The Spanish government yesterday slashed its economic forecasts for this year from growth of one per cent to a contraction of 1.6pc due to the global financial crisis.

It also warned of dark days ahead for Europe's fifth-largest economy.

Unemployment, already the highest in the European Union, will hit 15.9pc this year, worse than the 12.5pc forecast in July while the public sector budget deficit will clearly surpass the euro zone limit of 3pc of output in 2009, it said.

The government predicts the deficit will hit 5.8pc of gross domestic product this year instead of around 2.0pc as previously forecast.

"The financial crisis that exists at the moment at the global level has changed the scenario very drastically," Economy Minister Pedro Solbes said following a meeting which approved the new economic forecast.

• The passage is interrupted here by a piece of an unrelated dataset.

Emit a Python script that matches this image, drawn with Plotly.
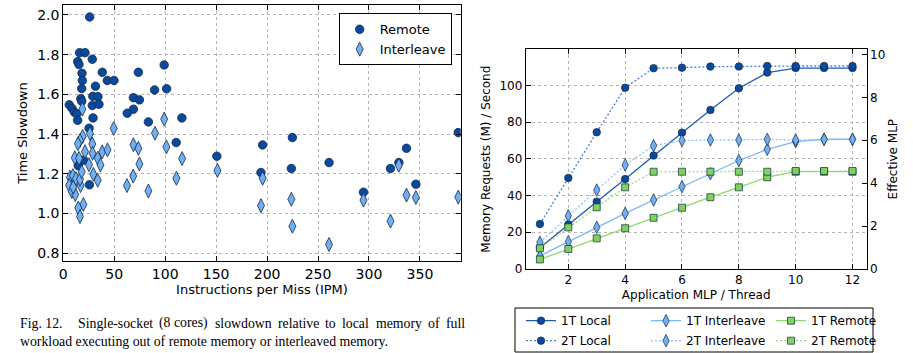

The government estimates the economy expanded by 1.2pc last year compared to growth of 3.7pc in 2007. The collapse of a decade-long real estate boom due to oversupply, higher interest rates and the international credit crunch has spread to other areas, pushing the Spanish economy to the brink of its first recession since 1993.

Spain's unemployment rate hit 13.4pc in November, the highest in the 27-nation European Union, according to the bloc's statistics agency Eurostat.

The new government forecasts are in line with predictions for the Spanish economy made last year by the Washington-based International Monetary Fund (IMF) and the Paris-based Organisation for Economic Co-operation and Development (OECD).

The IMF predicts Spain's economy will shrink by at least 1pc this year while the OECD forecasts an economic contraction of 0.9pc.

Deputy Prime Minister Maria Teresa Fernandez de la Vega warned that "2009 will not be an easy year" but she predicted measures adopted by her socialist government to stimulate the economy will allow Spain to return to growth next year "in force."